What's really distressing, frankly, is that one actually hears this kind of concern expressed by the otherwise intelligent scientists---psychologists, mostly---who are working on this very question. But the danger isn't real. The sense that there is a danger here is due to a failure to distinguish our moral sense from moral law itself. Sorry, my terminology isn't very good. But my point is this: It's one thing to ask why it's wrong to kill, or why human suffering is bad; it's another thing to ask why we think it's wrong to kill, or why we think human suffering is bad, and to what extent we have the views we do because of genetic and environmental factors. But answers to questions about why we think what we do do not obviously imply anything about answers to questions about what, in fact, is right and wrong. If we're all more or less born with certain moral views, then, well, I guess we should hope we're born with the right ones. If not, then maybe we all need some re-training. And if we're not all born with certain moral views, then, presumably, we get them from the people around us, and our moral sense is largely a product of our environment. But it doesn't remotely begin to follow that there's no right and wrong about what's right and wrong. Rather, if there are objective moral laws, then, if it's nurture not nature, we need to be especially careful that children be raised with the right moral education.

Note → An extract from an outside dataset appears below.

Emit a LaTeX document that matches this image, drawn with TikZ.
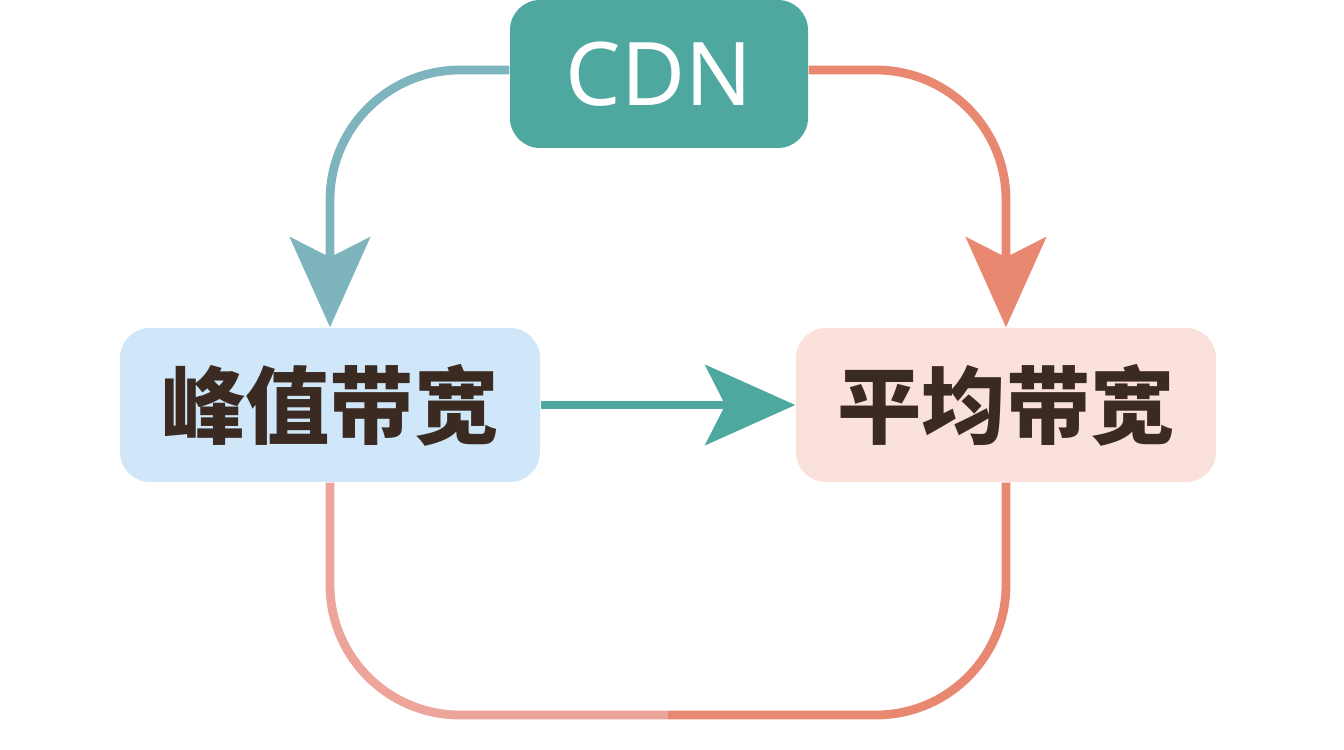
\documentclass[tikz,border=0pt]{standalone}
\usepackage{fontspec}
\setmainfont{Noto Sans}
\newfontfamily\cjk{Noto Sans CJK SC}
\usetikzlibrary{positioning, arrows.meta}
\definecolor{cdnTeal}{HTML}{4EA8A0}
\definecolor{peakBlue}{HTML}{CFE7F8}
\definecolor{avgPink}{HTML}{FBE1DC}
\definecolor{lineBlue}{HTML}{7DB4BD}
\definecolor{lineOrange}{HTML}{E98870}
\definecolor{lineRose}{HTML}{EDA49A}
\definecolor{textBrown}{HTML}{3A2A22}

\begin{document}
\begin{tikzpicture}[>={Stealth[length=9mm, width=8mm, inset=2mm]}]
        \useasboundingbox (0, 0) rectangle (13.44, 7.5);
        \tikzset{
            box/.style={rounded corners=3mm, minimum width=4.2cm, minimum height=1.54cm,
                font=\cjk\bfseries\fontsize{24}{28}\selectfont, text=textBrown},
            link/.style={line width=2.5pt, rounded corners=1.3cm}
        }
        
        % Boxes
        \node[box, fill=cdnTeal, minimum width=2.98cm, minimum height=1.48cm,
              text=white, font=\bfseries\fontsize{25}{30}\selectfont] (cdn) at (6.59, 6.76) {CDN};
        \node[box, fill=peakBlue] (peak) at (3.30, 3.45) {峰值带宽};
        \node[box, fill=avgPink] (avg) at (10.06, 3.45) {平均带宽};
        
        % Links from CDN
        \draw[->, link, lineBlue] ([yshift=0.04cm]cdn.west) -| (peak.north);
        \draw[->, link, lineOrange] ([yshift=0.04cm]cdn.east) -| (avg.north);
        
        % Peak to average
        \draw[->, line width=2.5pt, cdnTeal] (peak) -- (avg);
        
        % Loop underneath
        \coordinate (bottom) at (6.68, 0.35);
        \draw[link, lineRose] (peak.south) |- (bottom);
        \draw[link, lineOrange] (avg.south) |- (bottom);
    \end{tikzpicture}
\end{document}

The really important point here is that there's nothing specific to morality here. Replace the word "moral" with the word "mathematical", and nothing important changes.

So, the question at issue here is an empirical one: Is our moral sense something that is part of our genetic endowment as human beings? or is it a product of our environment? Perhaps a better question would be: To what extent is our moral sense part of our genetic endowment? I prefer to put it that way because it seems to me likley that at least part of our moral sense is part of our genetic endowment---so much else is---and so the interesting question is really just how much. And, as I've indicated, there is a lot of work being done on this question now. But I'm a philosopher, not a psychologist, so I'm not really in a very good position to evaluate it.